TASK DETAILS. Starting with the first line of the data below, copy each line up to and including the one containing "Chart.register(...registerables);". Pictures stay out.

A run of records.
════════════════════

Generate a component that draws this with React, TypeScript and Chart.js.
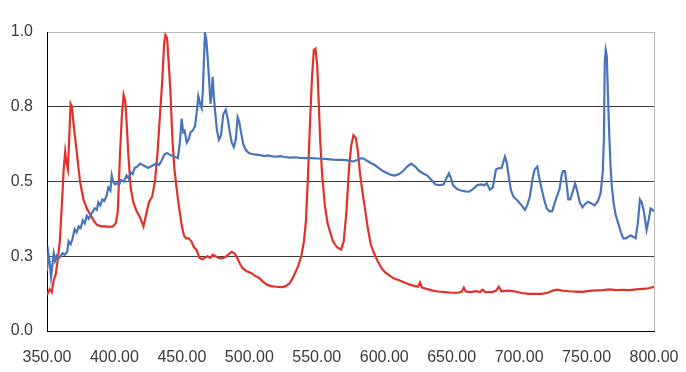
import { useEffect, useRef } from 'react';
import { Chart, registerables } from 'chart.js';

Chart.register(...registerables);

// Red spectrum (wavelength nm, relative intensity)
const redX = [
  350, 352, 353.5, 355, 356.5, 358, 359.5, 361, 362.5, 363.5, 364.5, 365.5, 366.5, 367.5, 368.5, 369.5,
  371, 372.5, 374.5, 377, 379.5, 382, 384.5, 387, 390, 393, 396, 399, 401, 402.5, 404, 405.5, 406.8,
  408, 409, 410.3, 412, 414, 416.5, 419, 421.5, 423.5, 425.5, 428, 430, 432, 434, 435.5, 436.8, 437.8,
  439, 440.2, 441.5, 443, 444.5, 446, 448, 450, 451.5, 453, 455, 457, 459, 461, 463, 465, 467, 469,
  471, 473, 475, 477, 479, 481, 483, 485, 487, 489, 491, 493, 495, 498, 501, 504, 507, 510, 513, 516,
  520, 524, 527, 530, 533, 536, 538.5, 540.5, 542, 543.5, 545, 546.5, 547.8, 549, 550.3, 551.5, 552.5,
  554, 556, 558, 560, 562, 565, 568, 570, 572, 574, 575.5, 577.2, 579, 580.5, 582, 584, 586, 588, 590,
  592, 595, 598, 601, 604, 607, 611, 615, 619, 623, 625, 626.5, 628, 632, 636, 640, 645, 650, 655,
  657.5, 659, 660.5, 664, 668, 671, 673, 675, 680, 683, 685, 687, 692, 697, 702, 707, 712, 717, 721,
  725, 728, 732, 737, 742, 747, 752, 757, 762, 767, 772, 777, 782, 787, 792, 796, 800,
];
const redY = [
  0.12, 0.14, 0.13, 0.17, 0.19, 0.24, 0.3, 0.42, 0.55, 0.6, 0.56, 0.54, 0.65, 0.76, 0.75, 0.7,
  0.64, 0.58, 0.5, 0.44, 0.41, 0.39, 0.37, 0.355, 0.35, 0.35, 0.348, 0.35, 0.36, 0.4, 0.58, 0.72, 0.79,
  0.77, 0.7, 0.59, 0.48, 0.43, 0.4, 0.38, 0.35, 0.39, 0.43, 0.45, 0.5, 0.6, 0.74, 0.84, 0.96, 0.99,
  0.98, 0.9, 0.8, 0.64, 0.54, 0.48, 0.41, 0.35, 0.32, 0.31, 0.31, 0.3, 0.28, 0.27, 0.245, 0.24, 0.245, 0.25,
  0.245, 0.255, 0.25, 0.245, 0.243, 0.245, 0.25, 0.258, 0.265, 0.26, 0.245, 0.225, 0.21, 0.2, 0.195, 0.185, 0.178, 0.165, 0.155, 0.15,
  0.148, 0.147, 0.15, 0.16, 0.185, 0.215, 0.25, 0.3, 0.37, 0.52, 0.7, 0.85, 0.94, 0.945, 0.89, 0.76, 0.64,
  0.52, 0.42, 0.36, 0.33, 0.3, 0.28, 0.272, 0.3, 0.4, 0.55, 0.62, 0.655, 0.645, 0.6, 0.53, 0.46, 0.4, 0.34, 0.29,
  0.265, 0.235, 0.21, 0.195, 0.185, 0.176, 0.17, 0.162, 0.155, 0.15, 0.148, 0.162, 0.145, 0.14, 0.135, 0.132, 0.13, 0.128, 0.128,
  0.132, 0.145, 0.132, 0.13, 0.133, 0.13, 0.138, 0.13, 0.13, 0.135, 0.148, 0.133, 0.135, 0.132, 0.127, 0.124, 0.124, 0.124, 0.128,
  0.135, 0.138, 0.135, 0.133, 0.132, 0.131, 0.134, 0.136, 0.137, 0.139, 0.137, 0.138, 0.137, 0.139, 0.141, 0.143, 0.148,
];

// Blue spectrum (wavelength nm, relative intensity)
const blueX = [
  350, 351, 352, 353, 354, 355, 356, 357, 358, 360, 361.5, 363, 365, 366, 367.5, 369, 370.5, 372, 373.5,
  375, 376.5, 378, 379.5, 381, 382.5, 384, 385.5, 387, 388, 389.5, 391, 392.5, 394, 395.5, 397, 398, 399,
  400.5, 402, 403.5, 405, 407, 409, 410.5, 412, 413.5, 415, 417, 419, 421, 423, 425, 427, 429, 431, 433,
  435, 437, 439, 441, 443, 445, 447, 448.5, 449.8, 451, 452, 453.6, 455, 456.5, 458, 459.7, 461, 462.2,
  463.5, 464.7, 465.5, 466.3, 467.1, 468, 469, 470.2, 471.2, 472.2, 472.8, 473.6, 474.5, 476, 477.5, 479,
  480.7, 482.5, 484, 485.7, 487, 488.5, 490, 491.3, 492.5, 494, 495.5, 497.5, 499.5, 502, 505, 508, 511,
  514, 517, 520, 523, 526, 530, 534, 538, 542, 546, 550, 554, 558, 562, 566, 570, 574, 577, 580, 583, 585,
  587, 590, 593, 596, 599, 602, 605, 608, 611, 614, 617, 620, 623, 626, 629, 632, 635, 638, 641, 644, 646,
  648, 649.5, 651, 654, 657, 660, 663, 666, 669, 672, 674, 676, 678.4, 680.5, 682.8, 685, 687, 689.5, 691,
  692.5, 694, 695.7, 698, 701, 704.3, 706, 708, 710, 711.5, 713.5, 715, 716.5, 718.5, 720.5, 722.5, 724.5,
  726.5, 728, 730, 731.5, 732.5, 734, 735.5, 736.5, 738, 740, 741.5, 743, 745, 747, 749, 751, 753, 756,
  758.5, 760.4, 762, 762.9, 763.5, 764.2, 765, 765.8, 766.8, 767.8, 768.8, 770, 771.5, 773.5, 775.5, 777.2,
  779, 781, 782.5, 784.5, 786.4, 788, 789.6, 791, 792.5, 794.5, 796, 797.5, 799, 800,
];
const blueY = [
  0.2, 0.26, 0.23, 0.18, 0.22, 0.26, 0.235, 0.25, 0.24, 0.25, 0.26, 0.255, 0.265, 0.3, 0.29, 0.31, 0.34, 0.33, 0.35,
  0.345, 0.37, 0.36, 0.385, 0.375, 0.39, 0.4, 0.41, 0.405, 0.43, 0.42, 0.44, 0.435, 0.45, 0.48, 0.47, 0.52, 0.5,
  0.49, 0.495, 0.49, 0.505, 0.5, 0.52, 0.51, 0.53, 0.525, 0.545, 0.55, 0.56, 0.555, 0.55, 0.545, 0.55, 0.555, 0.56, 0.555,
  0.57, 0.59, 0.595, 0.59, 0.585, 0.582, 0.578, 0.63, 0.71, 0.665, 0.67, 0.63, 0.64, 0.665, 0.67, 0.685, 0.73, 0.785,
  0.76, 0.745, 0.8, 0.9, 0.995, 0.98, 0.92, 0.84, 0.76, 0.8, 0.85, 0.79, 0.74, 0.67, 0.64, 0.655,
  0.725, 0.74, 0.71, 0.66, 0.63, 0.615, 0.64, 0.715, 0.7, 0.66, 0.625, 0.605, 0.595, 0.592, 0.59, 0.588, 0.585,
  0.587, 0.584, 0.583, 0.585, 0.582, 0.58, 0.581, 0.579, 0.578, 0.578, 0.577, 0.576, 0.575, 0.573, 0.572, 0.572, 0.57, 0.567, 0.572, 0.578, 0.576,
  0.57, 0.562, 0.555, 0.545, 0.535, 0.528, 0.522, 0.52, 0.525, 0.535, 0.55, 0.56, 0.55, 0.535, 0.527, 0.52, 0.505, 0.49, 0.488, 0.49, 0.51,
  0.527, 0.51, 0.488, 0.475, 0.47, 0.467, 0.466, 0.475, 0.488, 0.49, 0.487, 0.494, 0.472, 0.48, 0.54, 0.545, 0.545, 0.583, 0.56,
  0.51, 0.47, 0.45, 0.44, 0.425, 0.405, 0.42, 0.45, 0.51, 0.54, 0.55, 0.51, 0.48, 0.44, 0.41, 0.4, 0.4,
  0.43, 0.45, 0.475, 0.52, 0.535, 0.535, 0.48, 0.44, 0.44, 0.47, 0.494, 0.47, 0.43, 0.414, 0.425, 0.432, 0.428, 0.42,
  0.435, 0.461, 0.53, 0.65, 0.9, 0.94, 0.92, 0.8, 0.66, 0.55, 0.48, 0.43, 0.39, 0.36, 0.33, 0.31,
  0.31, 0.315, 0.32, 0.315, 0.31, 0.36, 0.44, 0.43, 0.4, 0.338, 0.37, 0.41, 0.405, 0.4,
];

const yTickLabels = ['0.0', '0.3', '0.5', '0.8', '1.0'];
const xMin = 350;
const xMax = 800;
const xStep = 50;

export default function App() {
  const ref = useRef<HTMLCanvasElement | null>(null);

  useEffect(() => {
    document.body.style.margin = '0';
    const canvas = ref.current;
    if (!canvas) return;
    const font = { family: '"Liberation Sans", Arial, sans-serif', size: 16 };
    const chart = new Chart(canvas, {
      type: 'line',
      data: {
        datasets: [
          {
            data: blueX.map((x, i) => ({ x, y: blueY[i] })),
            borderColor: '#4a74b9',
            borderWidth: 2.2,
            pointRadius: 0,
            tension: 0,
            fill: false,
            order: 0,
          },
          {
            data: redX.map((x, i) => ({ x, y: redY[i] })),
            borderColor: '#e2312b',
            borderWidth: 2.2,
            pointRadius: 0,
            tension: 0,
            fill: false,
            order: 1,
          },
        ],
      },
      options: {
        responsive: false,
        animation: false,
        devicePixelRatio: 1,
        layout: { padding: { left: 0, right: 32, top: 32, bottom: 0 } },
        plugins: { legend: { display: false }, tooltip: { enabled: false } },
        scales: {
          x: {
            type: 'linear',
            min: xMin,
            max: xMax,
            ticks: {
              stepSize: xStep,
              color: '#3a3a3a',
              font,
              padding: 0,
              maxRotation: 0,
              autoSkip: false,
              callback: (v: any) => Number(v).toFixed(2),
            },
            grid: {
              drawTicks: true,
              tickLength: 17,
              tickColor: 'rgba(0,0,0,0)',
              color: (ctx: any) => (ctx.tick && ctx.tick.value === xMax ? '#b8b8b8' : 'rgba(0,0,0,0)'),
              lineWidth: 1,
            },
            border: { color: '#000000', width: 1 },
            afterFit: (scale: any) => {
              scale.height = 41;
            },
          },
          y: {
            type: 'linear',
            min: 0,
            max: 1,
            ticks: {
              stepSize: 0.25,
              color: '#3a3a3a',
              font,
              padding: 14,
              callback: (_v: any, i: number) => yTickLabels[i],
            },
            grid: {
              drawTicks: false,
              color: (ctx: any) => (ctx.tick && ctx.tick.value === 1 ? '#b8b8b8' : '#3c3c3c'),
              lineWidth: 1,
            },
            border: { color: '#000000', width: 1 },
            afterFit: (scale: any) => {
              scale.width = 47;
            },
          },
        },
      },
    });
    return () => chart.destroy();
  }, []);

  return (
    <div style={{ width: 686, height: 372, background: '#ffffff' }}>
      <canvas ref={ref} width={686} height={372} />
    </div>
  );
}
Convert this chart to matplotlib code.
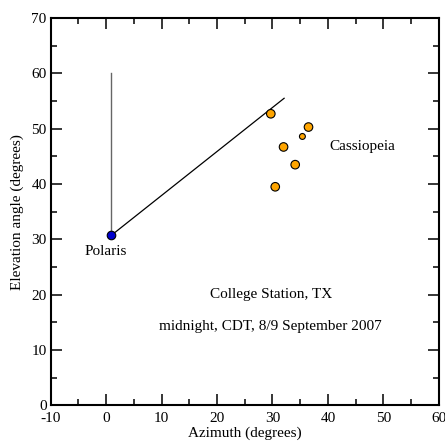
import matplotlib
matplotlib.use('Agg')
import matplotlib.pyplot as plt
from matplotlib.ticker import MultipleLocator

plt.rcParams['font.family'] = ['Liberation Serif', 'DejaVu Serif']
plt.rcParams['axes.unicode_minus'] = False

# Polaris and the pointer lines
polaris_az = 0.9
polaris_el = 30.7
zenith_line_top = 60
pointer_end = (32.1, 55.5)

# Cassiopeia stars
cas_az = [29.7, 36.5, 35.4, 32.0, 34.1, 30.5]
cas_el = [52.7, 50.3, 48.6, 46.7, 43.5, 39.5]
cas_size = [38, 38, 18, 38, 38, 38]

fig = plt.figure(figsize=(4.45, 4.41), dpi=100)
ax = fig.add_axes([0.114, 0.081, 0.872, 0.878])

ax.plot([polaris_az, polaris_az], [polaris_el, zenith_line_top], color='#666666', lw=1.0, zorder=1)
ax.plot([polaris_az, pointer_end[0]], [polaris_el, pointer_end[1]], color='black', lw=0.9, zorder=1)
ax.scatter([polaris_az], [polaris_el], s=38, color='#0000cc', edgecolors='black', linewidths=0.8, zorder=3)
ax.scatter(cas_az, cas_el, s=cas_size, color='#ffa500', edgecolors='black', linewidths=0.8, zorder=3)

ax.text(0, 27.8, 'Polaris', ha='center', va='center', fontsize=11)
ax.text(46.2, 46.7, 'Cassiopeia', ha='center', va='center', fontsize=11)
ax.text(29.7, 20.0, 'College Station, TX', ha='center', va='center', fontsize=11)
ax.text(29.7, 14.2, 'midnight, CDT, 8/9 September 2007', ha='center', va='center', fontsize=11)

ax.set_xlim(-10, 60)
ax.set_ylim(0, 70)
ax.xaxis.set_major_locator(MultipleLocator(10))
ax.xaxis.set_minor_locator(MultipleLocator(5))
ax.yaxis.set_major_locator(MultipleLocator(10))
ax.yaxis.set_minor_locator(MultipleLocator(5))
ax.tick_params(which='both', direction='in', top=True, right=True, labelsize=11, width=1.1, colors='black')
ax.tick_params(which='major', length=8)
ax.tick_params(which='minor', length=4)
ax.tick_params(axis='x', which='major', pad=5)
ax.tick_params(axis='y', which='major', pad=3)
for s in ax.spines.values():
    s.set_linewidth(1.5)

ax.set_xlabel('Azimuth (degrees)', fontsize=11, labelpad=1)
ax.set_ylabel('Elevation angle (degrees)', fontsize=11, labelpad=5)

fig.savefig('out.png', dpi=100)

════════════════════

RESPONSE TO THIS TASK.
Generate a component that draws this with React, TypeScript and Chart.js.
import { useEffect, useRef } from 'react';
import { Chart, registerables } from 'chart.js';

Chart.register(...registerables);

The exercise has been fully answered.